*WHAT IS BEING ASKED*
Transcribe the records that follow exactly. Skip the pictures.

══════

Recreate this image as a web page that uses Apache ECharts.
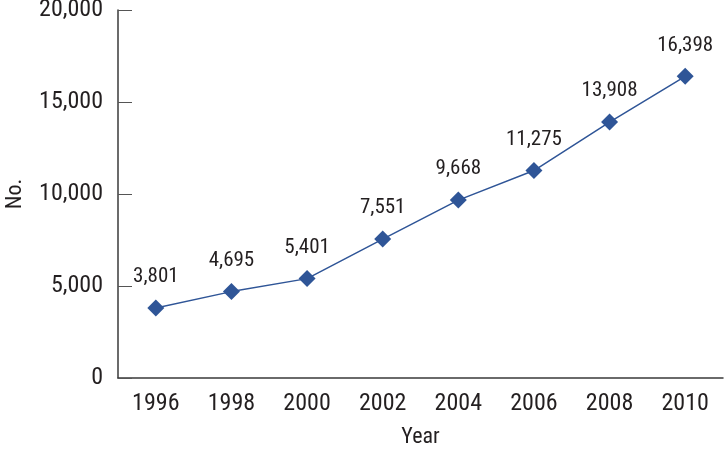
<!DOCTYPE html>
<html><head><meta charset="utf-8">
<script src="https://cdn.jsdelivr.net/npm/echarts@6/dist/echarts.min.js"></script>
<style>html,body{margin:0;padding:0;background:#fff}#c{width:724px;height:450px}</style>
</head><body><div id="c"></div>
<script>
const years = ['1996','1998','2000','2002','2004','2006','2008','2010'];
const counts = [3801, 4695, 5401, 7551, 9668, 11275, 13908, 16398];
const yTicks = [0, 5000, 10000, 15000, 20000];
const FONT = '"Liberation Sans Narrow", "Roboto Condensed", "Liberation Sans", sans-serif';
const fmt = v => v.toLocaleString('en-US');
const chart = echarts.init(document.getElementById('c'));
chart.setOption({
  animation: false,
  grid: {left: 118, right: 1, top: 10, bottom: 72, containLabel: false, outerBoundsMode: 'none'},
  xAxis: {
    type: 'category', data: years, boundaryGap: true,
    name: 'Year', nameLocation: 'middle', nameGap: 48,
    nameTextStyle: {fontFamily: FONT, fontSize: 22, color: '#231f20'},
    axisLine: {lineStyle: {color: '#3a3a3a', width: 1.5}},
    axisTick: {inside: true, length: 14, lineStyle: {color: '#555', width: 1}},
    axisLabel: {fontFamily: FONT, fontSize: 24, color: '#231f20', margin: 14}
  },
  yAxis: {
    type: 'value', min: yTicks[0], max: yTicks[yTicks.length-1], interval: 5000,
    name: 'No.', nameLocation: 'middle', nameGap: 92, nameRotate: 90,
    nameTextStyle: {fontFamily: FONT, fontSize: 22, color: '#231f20'},
    splitLine: {show: false},
    axisLine: {show: true, lineStyle: {color: '#3a3a3a', width: 1.5}},
    axisTick: {show: true, inside: true, length: 14, lineStyle: {color: '#555', width: 1}},
    axisLabel: {fontFamily: FONT, fontSize: 24, color: '#231f20', margin: 15, formatter: v => fmt(v)}
  },
  series: [{
    type: 'line', data: counts,
    symbol: 'diamond', symbolSize: 17,
    lineStyle: {color: '#2f5597', width: 1.5},
    itemStyle: {color: '#2f5597'},
    label: {show: true, position: 'top', distance: 12, fontFamily: FONT, fontSize: 21, color: '#231f20', formatter: p => fmt(p.value)}
  }]
});
</script></body></html>
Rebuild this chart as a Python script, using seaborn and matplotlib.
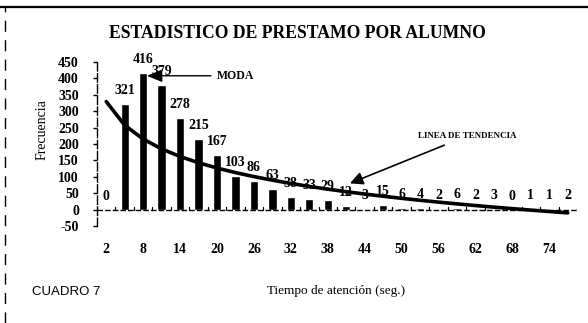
import numpy as np
import pandas as pd
import matplotlib
matplotlib.use("Agg")
import matplotlib.pyplot as plt
import seaborn as sns
from matplotlib.lines import Line2D

# Attention time (seconds) and number of loans observed for each time
tiempo = [2, 5, 8, 11, 14, 17, 20, 23, 26, 29, 32, 35, 38,
          41, 44, 47, 50, 53, 56, 59, 62, 65, 68, 71, 74, 77]
frecuencia = [0, 321, 416, 379, 278, 215, 167, 103, 86, 63, 38, 33, 29,
              12, 3, 15, 6, 4, 2, 6, 2, 3, 0, 1, 1, 2]
y_ticks = [-50, 0, 50, 100, 150, 200, 250, 300, 350, 400, 450]

titulo = "ESTADISTICO DE PRESTAMO POR ALUMNO"
eje_x = "Tiempo de atención (seg.)"
eje_y = "Frecuencia"
nota = "CUADRO 7"

df = pd.DataFrame({"tiempo": [str(t) for t in tiempo], "frecuencia": frecuencia})

sns.set_theme(style="white")
plt.rcParams["font.family"] = ["Liberation Serif", "DejaVu Serif"]
plt.rcParams.update({"text.color": "black", "axes.labelcolor": "black",
                     "xtick.color": "black", "ytick.color": "black"})

W, H = 588, 323
fig = plt.figure(figsize=(W / 100, H / 100), dpi=100)
ax = fig.add_axes([97 / W, 1 - 226 / H, (577 - 97) / W, (226 - 62) / H])

sns.barplot(data=df, x="tiempo", y="frecuencia", color="black",
            width=0.45, saturation=1, ax=ax, order=df["tiempo"])

# value labels above each bar
ax.bar_label(ax.containers[0], labels=[str(v) for v in frecuencia],
             padding=5, fontsize=10, fontweight="bold", color="black")

# logarithmic trend line (least squares on ln x)
xs = np.arange(1, len(frecuencia) + 1)
b, a = np.polyfit(np.log(xs), np.array(frecuencia, float), 1)
ax.plot(xs - 1, a + b * np.log(xs), color="black", lw=2.6, solid_capstyle="round")

ax.set_xlim(-0.5, len(tiempo) - 0.5)
ax.set_ylim(-50, 450)
ax.set_yticks(y_ticks)
ax.set_yticklabels([str(v) for v in y_ticks], fontsize=10, fontweight="bold")
ax.set_xticks(range(len(tiempo)))
ax.set_xticklabels([str(t) if i % 2 == 0 else "" for i, t in enumerate(tiempo)],
                   fontsize=10, fontweight="bold")
ax.tick_params(axis="x", length=0, pad=12)
ax.tick_params(axis="y", length=3, width=1, direction="out", left=True, pad=10)
ax.set_xlabel("")
ax.set_ylabel("")

for s in ["top", "right", "bottom"]:
    ax.spines[s].set_visible(False)
ax.spines["left"].set_color("black")
ax.spines["left"].set_linewidth(1)
ax.spines["left"].set_linestyle((0, (6, 2)))

# category axis drawn at zero, with small marks between categories
ax.axhline(0, color="black", lw=1, linestyle=(0, (4, 1.5)))
for i in range(len(tiempo) + 1):
    ax.plot([i - 0.5, i - 0.5], [0, 7], color="black", lw=0.9)

# annotations
imax = int(np.argmax(frecuencia))
ax.annotate("MODA", xy=(imax + 0.2, 408), xytext=(imax + 4.0, 408),
            fontsize=8.5, fontweight="bold", va="center", ha="left",
            arrowprops=dict(arrowstyle="-|>,head_length=1.1,head_width=0.45",
                            color="black", lw=1, shrinkB=0, shrinkA=2))
ax.annotate("LINEA DE TENDENCIA", xy=(13.2, 80), xytext=(16.9, 225),
            fontsize=6.5, fontweight="bold", va="center", ha="left",
            arrowprops=dict(arrowstyle="-|>,head_length=1.2,head_width=0.6",
                            color="black", lw=1.2, shrinkB=0, shrinkA=4))

fig.text(0.506, 1 - 33 / H, titulo, ha="center", va="center",
         fontsize=12.7, fontweight="bold")
fig.text(42 / W, 1 - 130 / H, eje_y, rotation=90, ha="center", va="center",
         fontsize=10)
fig.text(336 / W, 1 - 291 / H, eje_x, ha="center", va="center", fontsize=9.5)
fig.text(32 / W, 1 - 292 / H, nota, ha="left", va="center", fontsize=9.5,
         family=["Liberation Sans", "DejaVu Sans"])

# frame around the sheet
fig.add_artist(Line2D([0, 1], [1 - 7 / H, 1 - 7 / H], color="black", lw=1.6,
                      transform=fig.transFigure))
fig.add_artist(Line2D([5 / W, 5 / W], [0, 1 - 7 / H], color="black", lw=1,
                      linestyle=(0, (8, 6)), transform=fig.transFigure))

fig.savefig("out.png", dpi=100, facecolor="white")
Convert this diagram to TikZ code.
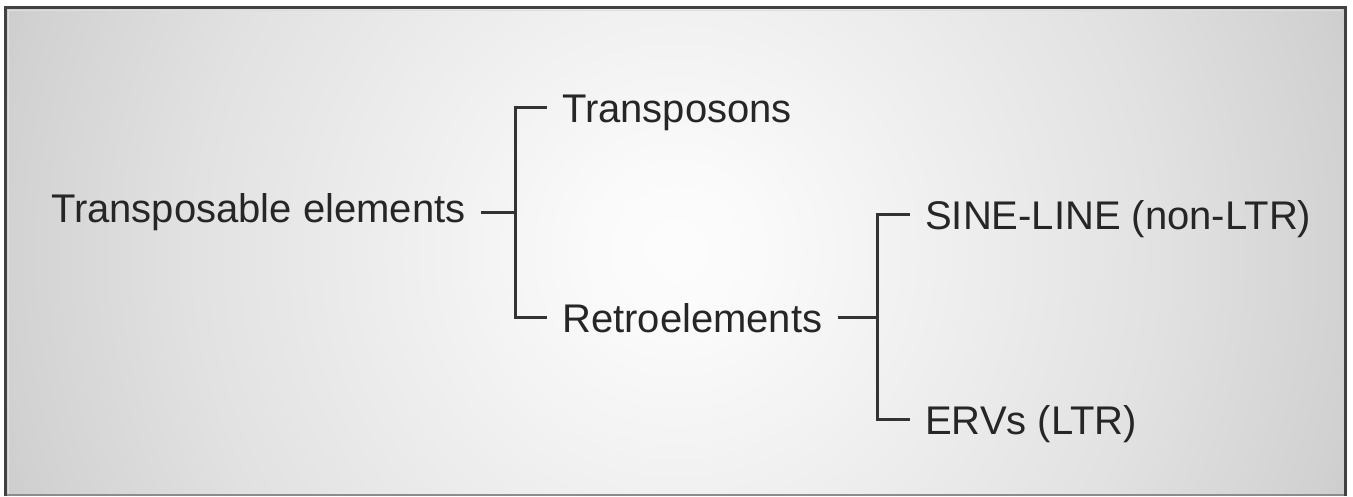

══════

*SOLUTION*
Recreate this image as a web page that uses Apache ECharts.
<!DOCTYPE html>
<html><head><meta charset="utf-8">
<script src="https://cdn.jsdelivr.net/npm/echarts@6/dist/echarts.min.js"></script>
<style>html,body{margin:0;padding:0;background:#fff}#c{width:724px;height:450px}</style>
</head><body><div id="c"></div>
<script>
const years = ['1996','1998','2000','2002','2004','2006','2008','2010'];
const counts = [3801, 4695, 5401, 7551, 9668, 11275, 13908, 16398];
const yTicks = [0, 5000, 10000, 15000, 20000];
const FONT = '"Liberation Sans Narrow", "Roboto Condensed", "Liberation Sans", sans-serif';
const fmt = v => v.toLocaleString('en-US');
const chart = echarts.init(document.getElementById('c'));
chart.setOption({
  animation: false,
  grid: {left: 118, right: 1, top: 10, bottom: 72, containLabel: false, outerBoundsMode: 'none'},
  xAxis: {
    type: 'category', data: years, boundaryGap: true,
    name: 'Year', nameLocation: 'middle', nameGap: 48,
    nameTextStyle: {fontFamily: FONT, fontSize: 22, color: '#231f20'},
    axisLine: {lineStyle: {color: '#3a3a3a', width: 1.5}},
    axisTick: {inside: true, length: 14, lineStyle: {color: '#555', width: 1}},
    axisLabel: {fontFamily: FONT, fontSize: 24, color: '#231f20', margin: 14}
  },
  yAxis: {
    type: 'value', min: yTicks[0], max: yTicks[yTicks.length-1], interval: 5000,
    name: 'No.', nameLocation: 'middle', nameGap: 92, nameRotate: 90,
    nameTextStyle: {fontFamily: FONT, fontSize: 22, color: '#231f20'},
    splitLine: {show: false},
    axisLine: {show: true, lineStyle: {color: '#3a3a3a', width: 1.5}},
    axisTick: {show: true, inside: true, length: 14, lineStyle: {color: '#555', width: 1}},
    axisLabel: {fontFamily: FONT, fontSize: 24, color: '#231f20', margin: 15, formatter: v => fmt(v)}
  },
  series: [{
    type: 'line', data: counts,
    symbol: 'diamond', symbolSize: 17,
    lineStyle: {color: '#2f5597', width: 1.5},
    itemStyle: {color: '#2f5597'},
    label: {show: true, position: 'top', distance: 12, fontFamily: FONT, fontSize: 21, color: '#231f20', formatter: p => fmt(p.value)}
  }]
});
</script></body></html>
Rebuild this chart as a Python script, using seaborn and matplotlib.
import numpy as np
import pandas as pd
import matplotlib
matplotlib.use("Agg")
import matplotlib.pyplot as plt
import seaborn as sns
from matplotlib.lines import Line2D

# Attention time (seconds) and number of loans observed for each time
tiempo = [2, 5, 8, 11, 14, 17, 20, 23, 26, 29, 32, 35, 38,
          41, 44, 47, 50, 53, 56, 59, 62, 65, 68, 71, 74, 77]
frecuencia = [0, 321, 416, 379, 278, 215, 167, 103, 86, 63, 38, 33, 29,
              12, 3, 15, 6, 4, 2, 6, 2, 3, 0, 1, 1, 2]
y_ticks = [-50, 0, 50, 100, 150, 200, 250, 300, 350, 400, 450]

titulo = "ESTADISTICO DE PRESTAMO POR ALUMNO"
eje_x = "Tiempo de atención (seg.)"
eje_y = "Frecuencia"
nota = "CUADRO 7"

df = pd.DataFrame({"tiempo": [str(t) for t in tiempo], "frecuencia": frecuencia})

sns.set_theme(style="white")
plt.rcParams["font.family"] = ["Liberation Serif", "DejaVu Serif"]
plt.rcParams.update({"text.color": "black", "axes.labelcolor": "black",
                     "xtick.color": "black", "ytick.color": "black"})

W, H = 588, 323
fig = plt.figure(figsize=(W / 100, H / 100), dpi=100)
ax = fig.add_axes([97 / W, 1 - 226 / H, (577 - 97) / W, (226 - 62) / H])

sns.barplot(data=df, x="tiempo", y="frecuencia", color="black",
            width=0.45, saturation=1, ax=ax, order=df["tiempo"])

# value labels above each bar
ax.bar_label(ax.containers[0], labels=[str(v) for v in frecuencia],
             padding=5, fontsize=10, fontweight="bold", color="black")

# logarithmic trend line (least squares on ln x)
xs = np.arange(1, len(frecuencia) + 1)
b, a = np.polyfit(np.log(xs), np.array(frecuencia, float), 1)
ax.plot(xs - 1, a + b * np.log(xs), color="black", lw=2.6, solid_capstyle="round")

ax.set_xlim(-0.5, len(tiempo) - 0.5)
ax.set_ylim(-50, 450)
ax.set_yticks(y_ticks)
ax.set_yticklabels([str(v) for v in y_ticks], fontsize=10, fontweight="bold")
ax.set_xticks(range(len(tiempo)))
ax.set_xticklabels([str(t) if i % 2 == 0 else "" for i, t in enumerate(tiempo)],
                   fontsize=10, fontweight="bold")
ax.tick_params(axis="x", length=0, pad=12)
ax.tick_params(axis="y", length=3, width=1, direction="out", left=True, pad=10)
ax.set_xlabel("")
ax.set_ylabel("")

for s in ["top", "right", "bottom"]:
    ax.spines[s].set_visible(False)
ax.spines["left"].set_color("black")
ax.spines["left"].set_linewidth(1)
ax.spines["left"].set_linestyle((0, (6, 2)))

# category axis drawn at zero, with small marks between categories
ax.axhline(0, color="black", lw=1, linestyle=(0, (4, 1.5)))
for i in range(len(tiempo) + 1):
    ax.plot([i - 0.5, i - 0.5], [0, 7], color="black", lw=0.9)

# annotations
imax = int(np.argmax(frecuencia))
ax.annotate("MODA", xy=(imax + 0.2, 408), xytext=(imax + 4.0, 408),
            fontsize=8.5, fontweight="bold", va="center", ha="left",
            arrowprops=dict(arrowstyle="-|>,head_length=1.1,head_width=0.45",
                            color="black", lw=1, shrinkB=0, shrinkA=2))
ax.annotate("LINEA DE TENDENCIA", xy=(13.2, 80), xytext=(16.9, 225),
            fontsize=6.5, fontweight="bold", va="center", ha="left",
            arrowprops=dict(arrowstyle="-|>,head_length=1.2,head_width=0.6",
                            color="black", lw=1.2, shrinkB=0, shrinkA=4))

fig.text(0.506, 1 - 33 / H, titulo, ha="center", va="center",
         fontsize=12.7, fontweight="bold")
fig.text(42 / W, 1 - 130 / H, eje_y, rotation=90, ha="center", va="center",
         fontsize=10)
fig.text(336 / W, 1 - 291 / H, eje_x, ha="center", va="center", fontsize=9.5)
fig.text(32 / W, 1 - 292 / H, nota, ha="left", va="center", fontsize=9.5,
         family=["Liberation Sans", "DejaVu Sans"])

# frame around the sheet
fig.add_artist(Line2D([0, 1], [1 - 7 / H, 1 - 7 / H], color="black", lw=1.6,
                      transform=fig.transFigure))
fig.add_artist(Line2D([5 / W, 5 / W], [0, 1 - 7 / H], color="black", lw=1,
                      linestyle=(0, (8, 6)), transform=fig.transFigure))

fig.savefig("out.png", dpi=100, facecolor="white")
Convert this diagram to TikZ code.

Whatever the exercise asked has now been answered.